The good news was that almost everyone, except the slaves, had plenty to eat, although the diet depended heavily on salted meat (usually pork) washed down with whiskey made from corn. Americans took immense pride in how much they could eat, how fast they could eat it, and at the amount of salt and of animal fat that they could consume.

By law, a married woman was a “femme covert,” which meant subordination to her husband, who owned any property that she brought into the marriage. Married women could not sue or be sued in the courts. They could not draft wills, make contracts, or buy and sell property. If they earned any wage, the money legally belonged to their husbands. Even if a husband absconded for a time, his wife remained bound by coverture, and so he could claim any business she conducted or money she earned during his absence.
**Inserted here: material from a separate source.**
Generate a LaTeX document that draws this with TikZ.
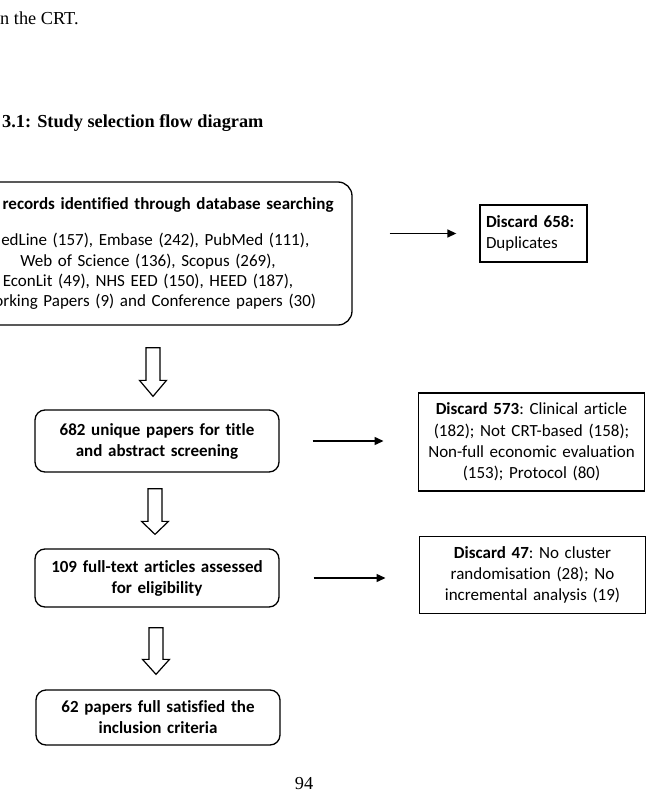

It was more than law and custom that denied women political and social equality; it was also the long and exhausting work that left them little time and energy. Women tended chickens, milked cows, made meals for their large families, and cleaned houses that kept filling with dirt trekked in from the fields. They had to make by hand most of the clothing worn by the family and wash that clothing by hand with soap they also had to make from scratch. Because there was virtually no artificial birth control, married women spent the first fifteen to twenty years of their marriages either pregnant or nursing.

But the Revolution did generate some new ideas that began, very slowly, to open new opportunities for women to escape the constrictions of the traditional household. Abigail Adams and other thoughtful women articulated a new concept of women as Republican mothers. They noted that the republic depended on a virtuous citizenry of men. Virtue meant an ability to put the public good ahead of self-interest. Women noted that a young man’s character depended on his rearing by his mother, who instilled the values of virtue. In 1791, Judith Sargent Murray wrote that God had “assigned the care of making the first impressions on the infant minds of the whole human race, a trust of more importance than the government of provinces and the marshaling of armies.”
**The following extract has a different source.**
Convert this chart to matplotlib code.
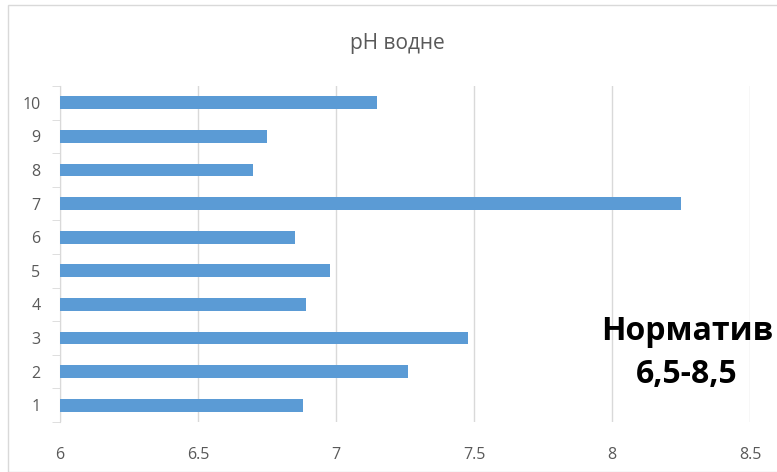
import matplotlib.pyplot as plt
import numpy as np
from matplotlib.patches import Rectangle

# data
samples = [1, 2, 3, 4, 5, 6, 7, 8, 9, 10]
ph_values = [6.88, 7.26, 7.48, 6.89, 6.98, 6.85, 8.25, 6.70, 6.75, 7.15]
x_ticks = [6, 6.5, 7, 7.5, 8, 8.5]
x_labels = ['6', '6.5', '7', '7.5', '8', '8.5']

plt.rcParams['font.family'] = ['Open Sans', 'DejaVu Sans']

fig = plt.figure(figsize=(7.77, 4.72), dpi=100)
fig.patches.append(Rectangle((8/777, 0.0), 1.0, 1 - 5/472, transform=fig.transFigure,
                             fill=False, edgecolor='#d9d9d9', linewidth=1.0))

ax = fig.add_axes([60/777, 50/472, 690/777, 336/472])
ax.barh(samples, [v - 6 for v in ph_values], left=6, height=0.38, color='#5b9bd5', zorder=3)

ax.set_xlim(6, 8.5)
ax.set_ylim(0.5, 10.5)
ax.set_xticks(x_ticks)
ax.set_xticklabels(x_labels)
ax.set_yticks(samples)
ax.set_yticks(np.arange(0.5, 11, 1), minor=True)
ax.grid(axis='x', color='#d9d9d9', linewidth=1.0, zorder=0)

for s in ['top', 'right', 'bottom']:
    ax.spines[s].set_visible(False)
ax.spines['left'].set_color('#d9d9d9')

ax.tick_params(axis='x', length=0, pad=18, labelsize=11.5, labelcolor='#595959')
ax.tick_params(axis='y', which='major', length=0, pad=14, labelsize=11.5, labelcolor='#595959')
ax.tick_params(axis='y', which='minor', length=6, color='#d9d9d9')

fig.text(397/777, 1 - 43/472, 'pH водне', ha='center', va='center',
         fontsize=15, color='#595959')
fig.text(687/777, 1 - 353/472, 'Норматив\n6,5-8,5', ha='center', va='center',
         fontsize=23, fontweight='bold', color='black', linespacing=1.4)

fig.savefig('out.png', dpi=100)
Republican motherhood offered a larger place for women in society, but it also reinforced their domestic position. The promoters of Republican motherhood continued to think that women should only work in and around the home. Rather than seek the right to vote, they primarily wanted respect for their contributions to their families. Consequently, women claimed a right and a duty to speak out on public issues that affected their children, so that they could better raise virtuous sons. To that end, they sought greater legal protections from abusive and drunken husbands, and eventually the right to own property and to speak in public.

The Contentious Issue of Slavery

In 1776, slavery was legal and present in every state, but far more slaves lived in the South, where they had become essential to the plantation economy. Raising tobacco, rice, and indigo depended on slave labor. Cotton joined that list after 1793, when Eli Whitney invented his cotton gin, which improved ten-fold over hand labor the pace of removing seed husks from the cotton balls. Thereafter cotton cultivation and slavery expanded rapidly in tandem across the South.

The Revolution led some leaders, including Jefferson, Madison, and Washington, to discern the hypocrisy of preaching liberty while practicing slavery, but they felt stymied by the economic importance and political popularity of slavery to most white southerners. The founders recognized that the southern states would accept no union without at least implicit protections for slavery—a position embraced by the federal Constitution. Congress did bar slavery in the Northwest Territory (north of the Ohio River), but allowed it in the Southwest Territory. Congress also abolished the importation of slaves from abroad, but did not do so until 1807. The federal government did nothing to stem the much larger interstate trade in slaves and had no authority to abolish slavery in the states.